Il colonialismo israeliano ha posto i palestinesi in una grande prigione in cui i palestinesi vivono sotto diverse forme di violenza che dividono l’organismo collettivo palestinese e ne distruggono l’identità. La manifestazione più estrema di questa divisione si vede a Gaza, la più grande prigione a cielo aperto del mondo con una popolazione di due milioni di esseri umani confinata in 365 chilometri quadrati.

Adnan capì che i palestinesi non potevano liberare la loro terra senza il coordinamento tra la Resistenza all’interno e all’esterno della prigione, sia nella Palestina storica che nella diaspora. Gli scioperi della fame sono stati utilizzati come catalizzatore per mobilitare manifestazioni all’esterno.

Adnan incarnava ciò che predicava e Israele lo ha ucciso per questo.

Come leader politico e rivoluzionario, Adnan influenzò profondamente i palestinesi di tutto il mondo che lo ricordano come una figura amorevole, virtuosa, istruita e incorruttibile. Fuori dal carcere, Adnan ha protestato, esortato le persone a difendere la condizione dei prigionieri politici e si è preso cura delle loro famiglie.

All’interno della prigione, ha organizzato i suoi compagni e condotto sei scioperi della fame. La morte di Adnan all’interno di una cella, nonostante i ripetuti appelli per il suo rilascio, non è stata una fatalità. Piuttosto, è una tattica collaudata usata dal regime israeliano per disumanizzare coloro che si rifiutano di arrendersi.

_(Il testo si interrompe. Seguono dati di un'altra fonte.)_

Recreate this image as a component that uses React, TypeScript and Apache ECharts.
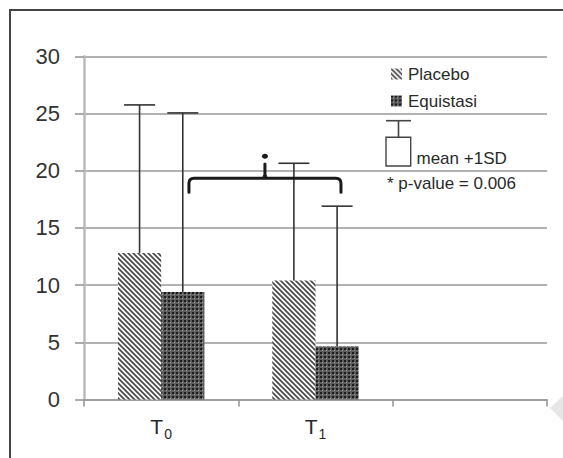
import React, { useEffect, useRef } from "react";
import * as echarts from "echarts";

const categories = ["T0", "T1", ""];
const placeboMean = [12.8, 10.4, null];
const equistasiMean = [9.4, 4.65, null];
const placeboUpper = [25.75, 20.65, null];
const equistasiUpper = [25.05, 16.9, null];
const yMin = 0;
const yMax = 30;
const yInterval = 5;
const bracketFrom = 0;
const bracketTo = 1;
const bracketLevel = 19.34;
const legendNames = ["Placebo", "Equistasi"];
const sdLabel = "mean +1SD";
const pLabel = "* p-value = 0.006";

const FONT = "Liberation Sans, Arial, Helvetica, sans-serif";
const TEXT = "#2a2a2a";
const CAT_GAP = 0.44;

function stripePattern() {
  const s = 5;
  const c = document.createElement("canvas");
  c.width = s;
  c.height = s;
  const g = c.getContext("2d")!;
  g.fillStyle = "#fbfbfb";
  g.fillRect(0, 0, s, s);
  g.strokeStyle = "#4a4a4a";
  g.lineWidth = 1.7;
  g.beginPath();
  g.moveTo(-1, -1);
  g.lineTo(s + 1, s + 1);
  g.moveTo(-1, s - 1);
  g.lineTo(1, s + 1);
  g.moveTo(s - 1, -1);
  g.lineTo(s + 1, 1);
  g.stroke();
  return { image: c, repeat: "repeat", imageWidth: s, imageHeight: s };
}

function dotPattern() {
  const s = 4;
  const c = document.createElement("canvas");
  c.width = s;
  c.height = s;
  const g = c.getContext("2d")!;
  g.fillStyle = "#5e5e5e";
  g.fillRect(0, 0, s, s);
  g.fillStyle = "#1c1c1c";
  g.fillRect(0, 0, 2, 2);
  g.fillStyle = "#a0a0a0";
  g.fillRect(2, 2, 1, 1);
  return { image: c, repeat: "repeat", imageWidth: s, imageHeight: s };
}

function errorData(means: (number | null)[], uppers: (number | null)[]) {
  const out: number[][] = [];
  means.forEach((m, i) => {
    const u = uppers[i];
    if (m != null && u != null) out.push([i, m, u]);
  });
  return out;
}

function makeErrorRender(sign: number) {
  return (params: any, api: any) => {
    const cat = api.value(0);
    const base = api.coord([cat, api.value(1)]);
    const top = api.coord([cat, api.value(2)]);
    const band = api.size([1, 0])[0];
    const barW = (band * (1 - CAT_GAP)) / 2;
    const x = base[0] + (sign * barW) / 2;
    const half = 15.5;
    const style = { stroke: "#333", lineWidth: 1.6 };
    return {
      type: "group",
      children: [
        { type: "line", shape: { x1: x, y1: base[1], x2: x, y2: top[1] }, style },
        { type: "line", shape: { x1: x - half, y1: top[1], x2: x + half, y2: top[1] }, style },
      ],
    };
  };
}

function bracketRender(params: any, api: any) {
  const y = api.value(2);
  const a = api.coord([api.value(0), y]);
  const b = api.coord([api.value(1), y]);
  const band = api.size([1, 0])[0];
  const x1 = a[0] + band * 0.18;
  const x2 = b[0] + band * 0.165;
  const yy = a[1];
  const xm = (x1 + x2) / 2;
  const d = `M ${x1} ${yy + 14} L ${x1} ${yy + 5} Q ${x1} ${yy} ${x1 + 5} ${yy} L ${x2 - 5} ${yy} Q ${x2} ${yy} ${x2} ${yy + 5} L ${x2} ${yy + 14}`;
  const stem = `M ${xm - 5} ${yy} Q ${xm - 1} ${yy} ${xm - 1} ${yy - 4} L ${xm - 1} ${yy - 15} L ${xm + 1} ${yy - 15} L ${xm + 1} ${yy - 4} Q ${xm + 1} ${yy} ${xm + 5} ${yy} Z`;
  return {
    type: "group",
    children: [
      { type: "path", shape: { pathData: d }, style: { fill: "none", stroke: "#1a1a1a", lineWidth: 3, lineCap: "round" } },
      { type: "path", shape: { pathData: stem }, style: { fill: "#1a1a1a", stroke: "#1a1a1a", lineWidth: 1 } },
      { type: "ellipse", shape: { cx: xm, cy: yy - 22, rx: 3, ry: 2.5 }, style: { fill: "#1a1a1a" } },
    ],
  };
}

export default function App() {
  const ref = useRef<HTMLDivElement>(null);
  useEffect(() => {
    if (!ref.current) return;
    const chart = echarts.init(ref.current, null, { renderer: "svg" });
    const stripes = stripePattern();
    const dots = dotPattern();
    const option: any = {
      animation: false,
      textStyle: { fontFamily: FONT },
      grid: { left: 84, right: 16, top: 56.3, bottom: 58.5, containLabel: false },
      legend: {
        data: legendNames,
        orient: "vertical",
        left: 386,
        top: 59,
        itemWidth: 11,
        itemHeight: 11,
        itemGap: 7,
        icon: "rect",
        selectedMode: false,
        textStyle: { fontSize: 17, color: TEXT, fontFamily: FONT, lineHeight: 20, padding: [0, 0, 0, 1] },
      },
      xAxis: {
        type: "category",
        data: categories,
        axisLine: { lineStyle: { color: "#999", width: 1.6 } },
        axisTick: { show: true, length: 7, lineStyle: { color: "#999", width: 1.6 } },
        axisLabel: {
          margin: 13,
          formatter: (v: string) => (v ? `{t|${v.charAt(0)}}{s|${v.slice(1)}}` : ""),
          rich: {
            t: { fontSize: 21, color: TEXT, fontFamily: FONT, lineHeight: 24 },
            s: { fontSize: 14, color: TEXT, fontFamily: FONT, padding: [14, 0, 0, 1] },
          },
        },
      },
      yAxis: {
        type: "value",
        min: yMin,
        max: yMax,
        interval: yInterval,
        axisLine: { show: true, lineStyle: { color: "#bbb", width: 2.5 } },
        axisTick: { show: true, length: 9, lineStyle: { color: "#999", width: 1.6 } },
        splitLine: { lineStyle: { color: "#999", width: 1.6 } },
        axisLabel: { fontSize: 22, color: "#333", margin: 24, fontFamily: FONT },
      },
      series: [
        {
          name: legendNames[0],
          type: "bar",
          data: placeboMean,
          barGap: "0%",
          barCategoryGap: `${CAT_GAP * 100}%`,
          itemStyle: { color: stripes },
        },
        {
          name: legendNames[1],
          type: "bar",
          data: equistasiMean,
          barGap: "0%",
          barCategoryGap: `${CAT_GAP * 100}%`,
          itemStyle: { color: dots },
        },
        {
          type: "custom",
          name: "placeboSD",
          data: errorData(placeboMean, placeboUpper),
          encode: { x: 0, y: [1, 2] },
          renderItem: makeErrorRender(-1),
          z: 5,
        },
        {
          type: "custom",
          name: "equistasiSD",
          data: errorData(equistasiMean, equistasiUpper),
          encode: { x: 0, y: [1, 2] },
          renderItem: makeErrorRender(1),
          z: 5,
        },
        {
          type: "custom",
          name: "bracket",
          data: [[bracketFrom, bracketTo, bracketLevel]],
          encode: { x: [0, 1], y: 2 },
          renderItem: bracketRender,
          z: 6,
        },
      ],
      graphic: [
        {
          type: "rect",
          z: -10,
          shape: { x: 10, y: 10, width: 620, height: 520 },
          style: { fill: "none", stroke: "#444", lineWidth: 2 },
        },
        {
          type: "polygon",
          shape: { points: [[550, 408], [563, 396], [563, 421]] },
          style: { fill: "#e6e6e6" },
        },
        {
          type: "group",
          children: [
            { type: "line", shape: { x1: 386, y1: 120.7, x2: 411, y2: 120.7 }, style: { stroke: "#444", lineWidth: 1.6 } },
            { type: "line", shape: { x1: 398.5, y1: 120.7, x2: 398.5, y2: 137.3 }, style: { stroke: "#444", lineWidth: 1.6 } },
            { type: "rect", shape: { x: 386, y: 137.3, width: 24.7, height: 28.7 }, style: { fill: "#fff", stroke: "#444", lineWidth: 1.4 } },
            {
              type: "text",
              x: 416.5,
              y: 158.3,
              style: { text: sdLabel, fontSize: 17, fill: TEXT, fontFamily: FONT, verticalAlign: "middle" },
            },
            {
              type: "text",
              x: 387,
              y: 183.3,
              style: { text: pLabel, fontSize: 17, fill: TEXT, fontFamily: FONT, verticalAlign: "middle" },
            },
          ],
        },
      ],
    };
    chart.setOption(option);
    return () => chart.dispose();
  }, []);
  return (
    <div
      ref={ref}
      style={{ position: "absolute", left: 0, top: 0, width: 563, height: 458, background: "#fff" }}
    />
  );
}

Nonostante il sostegno finanziario e militare internazionale alla violenza istituzionalizzata di Israele che permea tutti gli aspetti della vita dei palestinesi; la condanna di ogni atto di Resistenza palestinese (sempre spogliato della sua forza politica e rivoluzionaria); l’assassinio sistematico di leader, intellettuali, giornalisti e combattenti palestinesi; e la complicità dell’Autorità Palestinese e dei regimi arabi nella colonizzazione della Palestina, Israele non è riuscita a sedare la Resistenza palestinese e la coscienza nazionale.

Infatti, la sua crescente violenza coloniale nei confronti dei palestinesi rivela la fragilità del suo sistema.

I palestinesi nella Palestina storica e nella diaspora continuano a combattere e resistere attraverso la scrittura, la lotta armata, le proteste e gli scioperi della fame. Tutti questi atti danno ai palestinesi coraggio e speranza: il coraggio per continuare a resistere e la speranza per un futuro di libertà.

La speranza si vede nel figlio di Khader Adnan, sollevato e portato a spalle dai palestinesi, che guida coraggiosamente la folla nelle proteste dopo l’assassinio del padre, e nelle parole penetranti di sua moglie Randa che ci esorta a continuare a lottare per la libertà, nonostante il suo profondo dolore e la sua tristezza.

Il coraggio ci viene trasmesso attraverso l’eredità e le parole di Khader Adnan: “Sarò sempre dalla parte dei prigionieri, accanto, dietro o davanti a loro. Dalla Striscia di Gaza alla Cisgiordania, ai Territori del ’48 e all’esilio, i palestinesi devono restare uniti”.

Samar Saeed è una specializzanda al Dipartimento di Storia all’Università di Georgetown.